My question is that might I miss something or alert-manager do not support for this?
Thanks a ton!
@regardfs I do not understand your question. In case this is a usage question, please reopen it in https://groups.google.com/forum/#!forum/prometheus-users. In case you think you found a bug in Alertmanager or if you want to report a missing feature, please add more details to your question, e.g.:
@mxinden , Hi I just want separately alert in slack if several fire triggered at the some time...
You could see that my blob: summary and description combine all some type alerts
What is your Prometheus and Alertmanager config?

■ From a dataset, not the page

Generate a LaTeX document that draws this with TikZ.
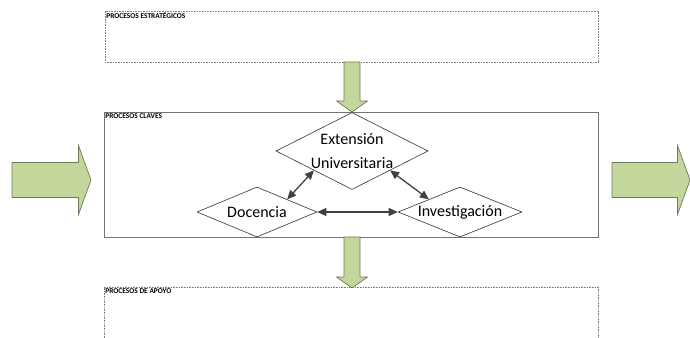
\documentclass[tikz,border=0pt]{standalone}
\usepackage{fontspec}
\setmainfont{Carlito}
\usepackage{tikz}
\usetikzlibrary{
	arrows.meta,
	shapes.geometric
}
\definecolor{arrowfill}{HTML}{C3D69B}
\definecolor{arrowline}{HTML}{6F7A57}
\tikzset{every path/.append style={line width=0.6pt}}
\tikzset{
	procbox/.style={rectangle,draw=black!55,inner sep=0pt},
	dashbox/.style={procbox,draw=black!50,dash pattern=on 1pt off 0.6pt},
	boxtitle/.style={anchor=north west,inner sep=1.4pt,font=\bfseries\fontsize{7.4}{8}\selectfont},
	proc/.style={diamond,draw=black!80,fill=white,inner sep=0pt},
	proctext/.style={align=center,inner sep=0pt,font=\fontsize{16}{24}\selectfont},
	link/.style={{Triangle[length=9pt,width=8pt]}-{Triangle[length=9pt,width=8pt]},draw=black!75,line width=1.3pt},
	blockarrow/.style={draw=arrowline,fill=arrowfill,line width=0.7pt}
}
% #1 = centre x, #2 = top y, #3 = tip y
\newcommand{\tikzDownArrow}[3]{\draw[blockarrow] (#1-8,#2) -- (#1+8,#2) -- (#1+8,#3-11) -- (#1+15.5,#3-11) -- (#1,#3) -- (#1-15.5,#3-11) -- (#1-8,#3-11) -- cycle;}
% #1 = tail x, #2 = tip x, #3 = centre y
\newcommand{\tikzRightArrow}[3]{\draw[blockarrow] (#1,#3-17.5) -- (#2-12.5,#3-17.5) -- (#2-12.5,#3-34.5) -- (#2,#3) -- (#2-12.5,#3+34.5) -- (#2-12.5,#3+17.5) -- (#1,#3+17.5) -- cycle;}

\begin{document}
\begin{tikzpicture}[x=1pt,y=-1pt]
	\useasboundingbox (0,0) rectangle (690,337);
	
	% process areas
	\node[dashbox,minimum width=493,minimum height=51,label={[boxtitle]north west:PROCESOS ESTRATÉGICOS}] (estr) at (351.5,36.5) {};
	\node[procbox,minimum width=494,minimum height=125,label={[boxtitle]north west:PROCESOS CLAVES}] (claves) at (351,174.5) {};
	\node[dashbox,minimum width=494,minimum height=80,label={[boxtitle]north west:PROCESOS DE APOYO}] (apoyo) at (351,327) {};
	
	% flow
	\tikzDownArrow{352}{62}{112}
	\tikzDownArrow{352}{237}{288}
	\tikzRightArrow{12}{91}{180}
	\tikzRightArrow{612}{690}{180}
	
	% key processes
	\node[proc,minimum width=152,minimum height=77,label={[proctext]center:Extensión\\Universitaria}] (ext) at (352,151) {};
	\node[proc,minimum width=120,minimum height=50,label={[proctext]center:Docencia}] (doc) at (257,212) {};
	\node[proc,minimum width=124,minimum height=50,label={[proctext]center:Investigación}] (inv) at (460,212) {};
	
	\draw[link] (ext.south west) -- (doc.north east);
	\draw[link] (ext.south east) -- (inv.north west);
	\draw[link] (doc) -- (inv);
\end{tikzpicture}
\end{document}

prometheus.yml import rules files
rule_files:
- "alert-rules/zixin-alert.rules"
- "alert-rules/host-alert.rules"
- "alert-rules/rabbitmq-alert.rules"
alertmanager.yml
global:
resolve_timeout: 15s
route:
receiver: 'slack'
receivers:
- name: 'slack'
slack_configs:
- send_resolved: true
channel: '#alert'
api_url: 'slack-api url'
text: '{{ template "slack.myorg.text" . }}'
templates:
- '/etc/alertmanager/templates/alertText.tmpl'
@regardfs So if I understand you correctly you want a separate notification per Alert that was send by Prometheus, right?
Can you post a properly formatted Alertmanager.yaml?
https://github.com/adam-p/markdown-here/wiki/Markdown-Cheatsheet#code-and-syntax-highlighting
@mxinden, You got it, That is just what i want, separate notification per Alert !
Sorry for pasting the wrong format of config yaml file......
config.yaml
global:
resolve_timeout: 15s
route:
receiver: 'slack'
receivers:
- name: 'slack'
slack_configs:
- send_resolved: true
channel: '#alert'
api_url: 'https://hooks.slack.com/services/OOXXOOXX'
text: '{{ template "slack.myorg.text" . }}'
templates:
- '/etc/alertmanager/templates/alertText.tmpl'
/etc/alertmanager/templates/alertText.tmp
{{ define "slack_summary" }}
{{ range .Alerts }}{{ .Annotations.summary }}
{{ end }}
{{ end }}
{{ define "slack_description" }}
{{ range .Alerts }}{{ .Annotations.description }}
{{ end }}
{{ end }}
{{ define "slack.text" }}summary: {{ template "slack_summary" . }}description: {{ template "slack_description" . }}{{ end }}
@regardfs That is rather surprising as you don't have any alert grouping configured. Could you try to add group_by: [instance] to your route config?
global:
resolve_timeout: 15s
route:
receiver: 'slack'
group_by: [instance]
receivers:
- name: 'slack'
slack_configs:
- send_resolved: true
channel: '#alert'
api_url: 'https://hooks.slack.com/services/OOXXOOXX'
text: '{{ template "slack.myorg.text" . }}'
templates:
- '/etc/alertmanager/templates/alertText.tmpl'
@mxinden
Thanks a ton, I will try ASAP, I will close this issue now.